Photo: Chris Montgomery

Carroll Park is a venue whose charm exceeds the expectations of outdoor theater. A quaint brick building serves as the backdrop and the set, creating an atmosphere in some ways more formal than Bryant Park or other Shakespeare-on-the-lawn settings, yet retaining the easygoingness of being outdoors. This, plus the quiet, leafy Brooklyn neighborhood and the nature-sent fireflies glinting over the actors, make for a magical setting.

But this midsummer night’s production is more than just enchanting to watch. The company and director Jonathan Hopkins have mined the play for emotional nuance. The basic elements are there: four Athenian lovers who steal into the wood, searching for love but finding instead enchantment and confusion. There is the warring between the fairy king and queen, the bumbling theater troupe, and the bemusing marriage between Theseus and a woman whose love he won by “doing thee injuries.” But in this Athens we find so much more: strong-willed women and irresolute men, madness in the spellcaster and the spellcast, and a voice given to the voiceless.

The four Athenian youths are wonderfully fiery, whether in love or in hopeless pursuit of it. Each actor puts a spirited twist on an already passionate character. Baize Buzan is the standout, playing a Helena who is less of a lovesick puppy than a woman who knows exactly what she wants. She carries herself with an admirable dignity, given her situation – that is, chasing a man who hates her into the forest – without compromising the sweet and pitiful vulnerability of a girl suffering from unrequited love.

Photo: Chris Montgomery

Bottom’s little theater troupe mirrors, in a very sweet way, Shakespeare’s loving mockery of aspiring Elizabethan performers. From the girl in a Hamilton T-shirt and the guy who hands out headshots and resumés at every opportunity, the New-York-theater-kid jabs were a hit with the audience. Elsewhere, Hopkins directs the fairy king Oberon (Brian Lee Huynh) as an unhinged leader who leaps off walls and screams until the veins in his forehead bulge.
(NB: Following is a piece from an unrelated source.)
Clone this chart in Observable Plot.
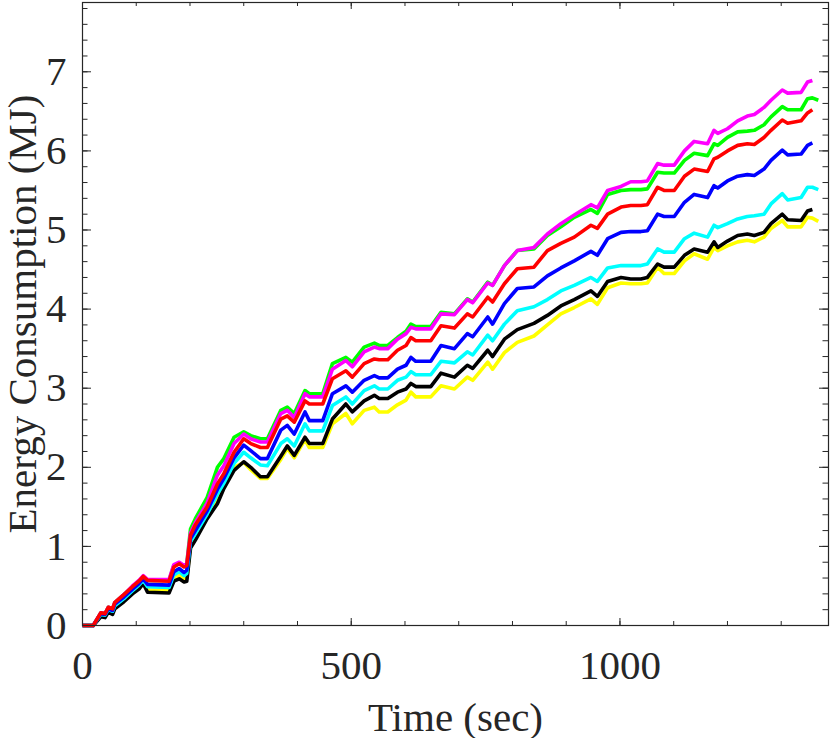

It’s a clever choice that amplifies the chaos of the night. But perhaps the most interesting dynamic is that of Theseus and Hippolyta (Pete McElligott and Shaun Bennet Fauntleroy). The silent presence of the queen of the Amazons can make her read as anything from blushing bride to spoil of war. Here, she seems to be having doubts. When Theseus demands loyalty or death from Hermia, Hippolyta storms off stage. But at the end, Theseus grants the lovers freedom to marry the ones they’ve chosen, and Hippolyta embraces him gratefully. They share a tender look as Theseus realizes he’s finally won her over. The idea that Hippolyta measures Theseus’s worth based on his compassion for a young woman who wants to choose her own husband is incredibly sweet.

The production is lots of fun, and never does it take itself too seriously. But the show sets itself apart with the vivacity of the characters and an attention to detail that should put it on the top of your list of Shakespeare to see this summer (if, like me, you keep such a list). The emotional intelligence of this production will remind you why everyone returns to this Dream time and again.